Panasonic highlighted wide support for Dolby Vision, HDR10+, HDR10, HLG, and HLG Photo and had set up a side-by-side demo comparing its new HX940 (with IPS LCD) with 'Local Dimming Pro Intelligent' - not zone dimming - to a competitor's IPS LCD model. The idea was to highlight the HX940's better HDR capabilities.
In a brightly lit viewing environment both TVs delivered acceptable picture quality (but not anything that we would classify as HDR). In a darker viewing environment, however, the picture on both TVs looked washed out and lifeless. In our opinion, it is unfortunate that TV makers continue to promote edge-lit LCD TVs as HDR TVs. If an edge-lit LCD TV serves as the viewer's first encounter with HDR, the probability is high that the viewer will write off HDR as disappointing and a fad.

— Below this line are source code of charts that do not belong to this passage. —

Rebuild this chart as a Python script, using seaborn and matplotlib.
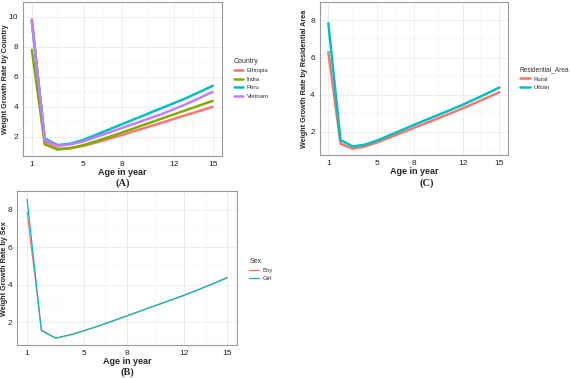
import pandas as pd
import matplotlib
matplotlib.use("Agg")
import matplotlib.pyplot as plt
import seaborn as sns

# Values
ages = list(range(1, 16))

ethiopia = [9.82, 1.7, 1.2, 1.25, 1.4, 1.63, 1.88, 2.13, 2.4, 2.66, 2.93, 3.2, 3.47, 3.73, 4.0]
india = [7.8, 1.5, 1.15, 1.25, 1.45, 1.72, 2.0, 2.3, 2.6, 2.9, 3.2, 3.5, 3.8, 4.1, 4.4]
peru = [9.72, 1.9, 1.45, 1.55, 1.8, 2.15, 2.5, 2.85, 3.2, 3.55, 3.9, 4.25, 4.6, 5.0, 5.4]
vietnam = [9.68, 1.8, 1.4, 1.5, 1.7, 2.0, 2.3, 2.6, 2.9, 3.2, 3.5, 3.85, 4.2, 4.6, 5.0]

rural = [6.3, 1.35, 1.08, 1.2, 1.42, 1.68, 1.94, 2.2, 2.46, 2.72, 2.98, 3.26, 3.54, 3.83, 4.12]
urban = [7.85, 1.55, 1.2, 1.3, 1.52, 1.8, 2.08, 2.36, 2.63, 2.9, 3.17, 3.45, 3.75, 4.06, 4.38]

boy = [7.88, 1.6, 1.15, 1.33, 1.55, 1.8, 2.07, 2.35, 2.62, 2.9, 3.17, 3.45, 3.75, 4.06, 4.4]
girl = [8.58, 1.55, 1.15, 1.32, 1.55, 1.8, 2.07, 2.34, 2.62, 2.89, 3.17, 3.44, 3.74, 4.05, 4.37]

x_ticks = [1, 5, 8, 12, 15]

gg2 = ["#F8766D", "#00BFC4"]
gg4 = ["#F8766D", "#7CAE00", "#00BFC4", "#C77CFF"]

W, H = 570, 378


def long_df(group_col, groups):
    rows = []
    for name, vals in groups.items():
        for a, v in zip(ages, vals):
            rows.append({"age": a, "rate": v, group_col: name})
    return pd.DataFrame(rows)


sns.set_theme(style="white")
plt.rcParams["font.family"] = ["Liberation Sans", "DejaVu Sans"]

fig = plt.figure(figsize=(W / 100, H / 100), dpi=100)
fig.patch.set_facecolor("white")


def style_axes(ax, ylabel, yticks, ylab_x):
    ax.set_xticks(x_ticks)
    ax.set_yticks(yticks)
    ax.set_xticks([3, 6.5, 10, 13.5], minor=True)
    ax.set_yticks([y + 1 for y in yticks] + [yticks[0] - 1], minor=True)
    ax.grid(True, which="major", color="#EBEBEB", linewidth=0.6)
    ax.grid(True, which="minor", color="#F2F2F2", linewidth=0.35)
    ax.set_axisbelow(True)
    for s in ax.spines.values():
        s.set_color("#9A9A9A")
        s.set_linewidth(0.8)
    ax.tick_params(axis="both", which="major", labelsize=6, colors="#555555",
                   length=2.5, width=0.6, pad=1, labelcolor="#222222")
    ax.tick_params(which="minor", length=0)
    ax.set_xlabel("Age in year", fontsize=6.5, fontweight="bold", labelpad=0)
    ax.set_ylabel(ylabel, fontsize=5.2, fontweight="bold")
    # y title sits tight to the figure edge; x given is its right side
    bb = ax.get_position()
    ax.yaxis.set_label_coords(ylab_x / W, bb.y0 + bb.height / 2,
                              transform=fig.transFigure)


def place_legend(ax, title, anchor, spacing=0.45, title_size=5):
    leg = ax.legend(title=title, loc="upper left", bbox_to_anchor=anchor,
                    bbox_transform=fig.transFigure, frameon=False,
                    fontsize=4.3, title_fontsize=title_size, handlelength=1.6,
                    handletextpad=0.6, labelspacing=spacing, borderpad=0,
                    alignment="left")
    leg.get_title().set_color("#333333")
    for t in leg.get_texts():
        t.set_color("#333333")
    return leg


# (A) Country
df_a = long_df("Country", {"Ethiopia": ethiopia, "India": india,
                           "Peru": peru, "Vietnam": vietnam})
ax_a = fig.add_axes([0.040, 0.587, 0.349, 0.408])
sns.lineplot(data=df_a, x="age", y="rate", hue="Country", palette=gg4,
             linewidth=1.8, ax=ax_a)
style_axes(ax_a, "Weight Growth Rate by Country", [2, 4, 6, 8, 10], 9)
place_legend(ax_a, "Country", (0.405, 0.855), spacing=0.55)

# (C) Residential area
df_c = long_df("Residential_Area", {"Rural": rural, "Urban": urban})
ax_c = fig.add_axes([0.561, 0.590, 0.330, 0.405])
sns.lineplot(data=df_c, x="age", y="rate", hue="Residential_Area",
             palette=gg2, linewidth=1.8, ax=ax_c)
style_axes(ax_c, "Weight Growth Rate by Residential Area", [2, 4, 6, 8], 308)
place_legend(ax_c, "Residential_Area", (517 / W, 0.833), spacing=0.55,
             title_size=4.7)

# (B) Sex
df_b = long_df("Sex", {"Boy": boy, "Girl": girl})
ax_b = fig.add_axes([0.030, 0.087, 0.386, 0.407])
sns.lineplot(data=df_b, x="age", y="rate", hue="Sex", palette=gg2,
             linewidth=0.9, ax=ax_b)
style_axes(ax_b, "Weight Growth Rate by Sex", [2, 4, 6, 8], 8)
place_legend(ax_b, "Sex", (0.432, 0.325))

# panel captions
cap = dict(fontsize=7.5, fontweight="bold", ha="center", va="center",
           family=["Liberation Serif", "DejaVu Serif"])
fig.text(0.215, 1 - 183 / H, "(A)", **cap)
fig.text(0.749, 1 - 183 / H, "(C)", **cap)
fig.text(0.223, 1 - 372 / H, "(B)", **cap)

fig.savefig("out.png", dpi=100, facecolor="white")
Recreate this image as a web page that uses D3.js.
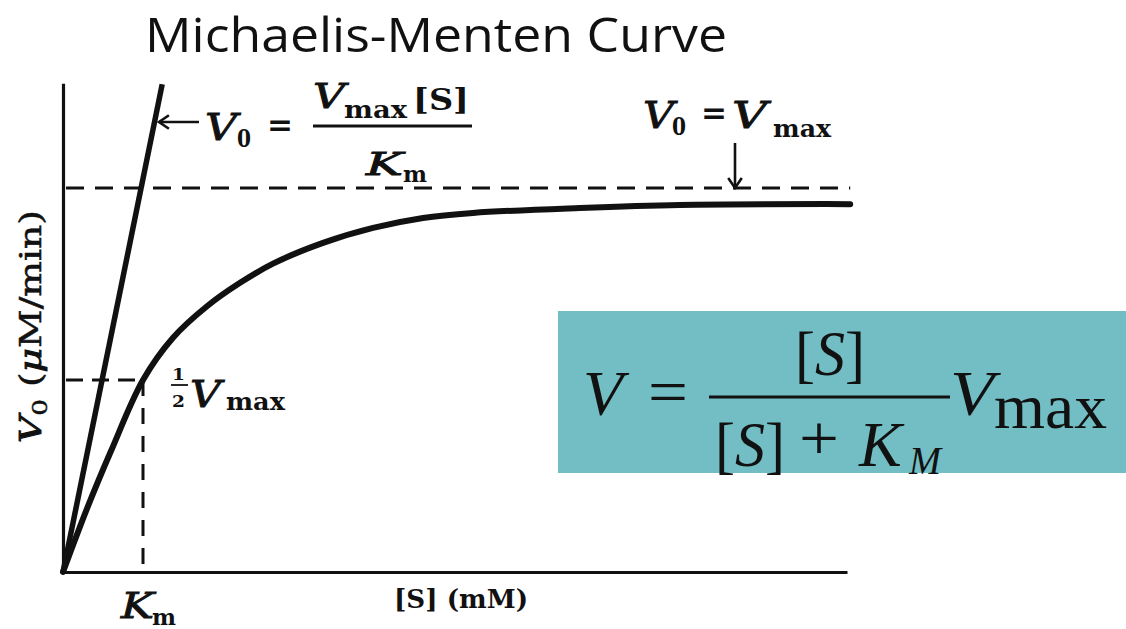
<!DOCTYPE html>
<html>
<head>
<meta charset="utf-8">
<script src="https://cdn.jsdelivr.net/npm/d3@7"></script>
<style>
  html, body { margin: 0; padding: 0; background: #fff; }
  svg { display: block; }
  .tb { font-family: "DejaVu Serif", "Liberation Serif", serif; font-weight: bold; fill: #111; }
  .tbi { font-family: "DejaVu Serif", "Liberation Serif", serif; font-weight: normal; font-style: italic; fill: #111; stroke: #111; stroke-width: 0.9px; }
  .tbr { font-family: "DejaVu Serif", "Liberation Serif", serif; font-weight: normal; fill: #111; stroke: #111; stroke-width: 0.5px; }
  .fm { font-family: "Liberation Serif", "DejaVu Serif", serif; fill: #111; }
</style>
</head>
<body>
<svg id="chart" width="1126" height="629"></svg>
<script>
// Substrate concentration in units of Km, velocity in units of Vmax
const KM = 1;
const VMAX = 1;

// Saturation curve V0 vs [S]
const curveS = [0, 0.3, 0.6, 1.0, 1.375, 1.8, 2.213, 2.625, 3.25, 3.875, 4.5, 5.125, 6.46, 7.71, 9.84];
const curveV = [0, 0.165, 0.315, 0.5, 0.61, 0.692, 0.753, 0.803, 0.857, 0.896, 0.922, 0.935, 0.948, 0.956, 0.958];

// Initial-rate line V0 = Vmax[S]/Km
const initS = [0, 1.24];
const initV = [0, 1.27];

// Axis extents
const sMax = 9.8;
const vTop = 1.273;
const dashEndS = 9.84;

const svg = d3.select("#chart");

const x = d3.scaleLinear().domain([0, KM]).range([63, 143]);
const y = d3.scaleLinear().domain([0, VMAX]).range([572, 188]);

// Title
svg.append("text")
  .attr("x", 145).attr("y", 52)
  .attr("textLength", 582).attr("lengthAdjust", "spacingAndGlyphs")
  .style("font-family", "'Open Sans', 'Noto Sans', sans-serif")
  .style("font-size", "48px").style("fill", "#111")
  .text("Michaelis-Menten Curve");

// Axes (plain lines, no ticks)
const xAxisScale = x.copy().domain([0, sMax]).range([x(0), x(sMax)]);
const yAxisScale = y.copy().domain([0, vTop]).range([y(0), y(vTop)]);
const gx = svg.append("g").attr("transform", `translate(0,${y(0)})`)
  .call(d3.axisBottom(xAxisScale).tickValues([]).tickSizeOuter(0));
const gy = svg.append("g").attr("transform", `translate(${x(0)},0)`)
  .call(d3.axisLeft(yAxisScale).tickValues([]).tickSizeOuter(0));
[gx, gy].forEach(g => g.select(".domain").attr("stroke", "#111").attr("stroke-width", 3.2));

// Reference lines
const dashed = (x1, y1, x2, y2, dash) => svg.append("line")
  .attr("x1", x1).attr("y1", y1).attr("x2", x2).attr("y2", y2)
  .attr("stroke", "#111").attr("stroke-width", 3).attr("stroke-dasharray", dash);

dashed(x(0) + 3, y(VMAX), x(dashEndS), y(VMAX), "18 11");
dashed(x(0) + 3, y(VMAX / 2), x(KM), y(VMAX / 2), "17 9");
dashed(x(KM), y(VMAX / 2), x(KM), y(0) - 6, "16 12");

// Curves
svg.append("path")
  .datum(curveS.map((s, i) => [s, curveV[i]]))
  .attr("d", d3.line().x(d => x(d[0])).y(d => y(d[1])).curve(d3.curveCatmullRom.alpha(0.5)))
  .attr("fill", "none").attr("stroke", "#111").attr("stroke-width", 6)
  .attr("stroke-linecap", "round");
svg.append("path")
  .datum(initS.map((s, i) => [s, initV[i]]))
  .attr("d", d3.line().x(d => x(d[0])).y(d => y(d[1])))
  .attr("fill", "none").attr("stroke", "#111").attr("stroke-width", 5.5);

// Text helper: a single run of text
function txt(px, py, str, size, opt = {}) {
  const cls = opt.cls || (opt.italic ? "tbi" : "tb");
  const t = svg.append("text").attr("class", cls)
    .attr("x", px).attr("y", py)
    .style("font-size", size + "px")
    .text(str);
  if (opt.italic) t.style("font-style", "italic");
  if (opt.len) t.attr("textLength", opt.len).attr("lengthAdjust", "spacingAndGlyphs");
  return t;
}

// Arrow helper (open chevron head)
function arrow(x1, y1, x2, y2, head) {
  svg.append("line").attr("x1", x1).attr("y1", y1).attr("x2", x2).attr("y2", y2)
    .attr("stroke", "#111").attr("stroke-width", 2.6);
  const a = Math.atan2(y2 - y1, x2 - x1);
  const p = (ang) => [x2 - head * Math.cos(a + ang), y2 - head * Math.sin(a + ang)];
  const [l, r] = [p(0.6), p(-0.6)];
  svg.append("path").attr("d", `M${l[0]},${l[1]}L${x2},${y2}L${r[0]},${r[1]}`)
    .attr("fill", "none").attr("stroke", "#111").attr("stroke-width", 2.6);
}

// Initial-rate annotation
arrow(199, 122, 159, 122, 12);
txt(205, 140, "V", 38, { italic: true, len: 32 });
txt(237, 147, "0", 24, { len: 14 });
txt(267, 136, "=", 32, { len: 26 });
txt(313, 108, "V", 34, { italic: true, len: 32 });
txt(344, 118, "max", 24, { len: 63 });
txt(413, 110, "[S]", 30, { len: 56 });
svg.append("line").attr("x1", 313).attr("x2", 472).attr("y1", 126).attr("y2", 126)
  .attr("stroke", "#111").attr("stroke-width", 3);
txt(366, 175, "K", 32, { italic: true, len: 37 });
txt(403, 182, "m", 22, { len: 24 });

// Vmax annotation
txt(643, 128, "V", 38, { italic: true, len: 31 });
txt(672, 135, "0", 24, { len: 14 });
txt(701, 124, "=", 32, { len: 26 });
txt(732, 128, "V", 38, { italic: true, len: 35 });
txt(773, 137, "max", 24, { len: 58 });
arrow(735, 143, 735, 188, 12);

// Half-Vmax annotation
txt(172, 380, "1", 17, { len: 13 });
svg.append("line").attr("x1", 171).attr("x2", 188).attr("y1", 385).attr("y2", 385)
  .attr("stroke", "#111").attr("stroke-width", 1.8);
txt(172, 407, "2", 17, { len: 13 });
txt(190, 407, "V", 37, { italic: true, len: 31 });
txt(226, 410, "max", 24, { len: 59 });

// Km label under the axis
txt(121, 618, "K", 35, { italic: true, len: 33 });
txt(152, 625, "m", 22, { len: 24 });

// Axis titles
txt(394, 608, "[S] (mM)", 26, { len: 134 });
const yl = svg.append("text").attr("class", "tbr")
  .attr("transform", "translate(41,443) rotate(-90)")
  .attr("textLength", 233).attr("lengthAdjust", "spacingAndGlyphs")
  .style("font-size", "30px");
yl.append("tspan").attr("class", "tbi").text("V");
yl.append("tspan").attr("dy", 6).style("font-size", "21px").text("0");
yl.append("tspan").attr("dy", -6).text(" (");
yl.append("tspan").attr("class", "tbi").text("μ");
yl.append("tspan").text("M/min)");

// Rate equation box
svg.append("rect").attr("x", 558).attr("y", 311).attr("width", 568).attr("height", 162)
  .attr("fill", "#72bec4");
txt(583, 415, "V", 64, { cls: "fm", italic: true, len: 40 });
txt(648, 413, "=", 64, { cls: "fm", len: 40 });
txt(795, 375, "[S]", 64, { cls: "fm", len: 70 });
svg.append("line").attr("x1", 709).attr("x2", 950).attr("y1", 397).attr("y2", 397)
  .attr("stroke", "#111").attr("stroke-width", 3);
txt(715, 466, "[S]", 64, { cls: "fm", len: 70 });
txt(799, 460, "+", 64, { cls: "fm", len: 40 });
txt(859, 466, "K", 64, { cls: "fm", italic: true });
txt(909, 474, "M", 40, { cls: "fm", italic: true, len: 32 });
txt(950, 415, "V", 64, { cls: "fm", italic: true, len: 44 });
txt(994, 428, "max", 64, { cls: "fm", len: 113 });

// Italic S inside brackets of the equation
svg.selectAll("text.fm").filter(function () { return this.textContent === "[S]"; })
  .each(function () {
    const s = d3.select(this);
    s.text("");
    s.append("tspan").text("[");
    s.append("tspan").style("font-style", "italic").text("S");
    s.append("tspan").text("]");
  });
</script>
</body>
</html>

Unfortunately, this has almost nothing to do with HDR so it only serves to undermine the concept.
To be clear, these LCD TVs will probably satisfy many buyers' needs for an all-round TV but if the point is to move the industry forward and use HDR to create a thriving environment - a virtuous circle for TV makers, content makers, distributors, and consumers - then we think TV makers from all regions should focus more on bringing display hardware capable of good HDR to the masses rather than reserving it for high-end TVs. Panasonic said that it no plans to reintroduce LCD TVs with zone-dimming, i.e. a successor to DX900, and in many ways it feels as if LCD TVs in general are moving backwards and that picture quality is getting worse, not better.
Also read: Samsung's most advanced "QLED" LCD tech is now reserved for its 8K TVs
Lastly, Panasonic briefly highlighted a new preview feature for streaming services on its My Home Screen 5.0 platform. If you hover over Netflix or YouTube you will see featured content above the icon, much like the app rows on Samsung and LG TVs.
We asked about plans to bring Apple TV+ and Disney+ to Panasonic's platform but at this time there was nothing new to announced.
As for the rumor about a 7-series LCD TV based on Google's Android TV, Panasonic did not want to comment specifically on the matter at this time.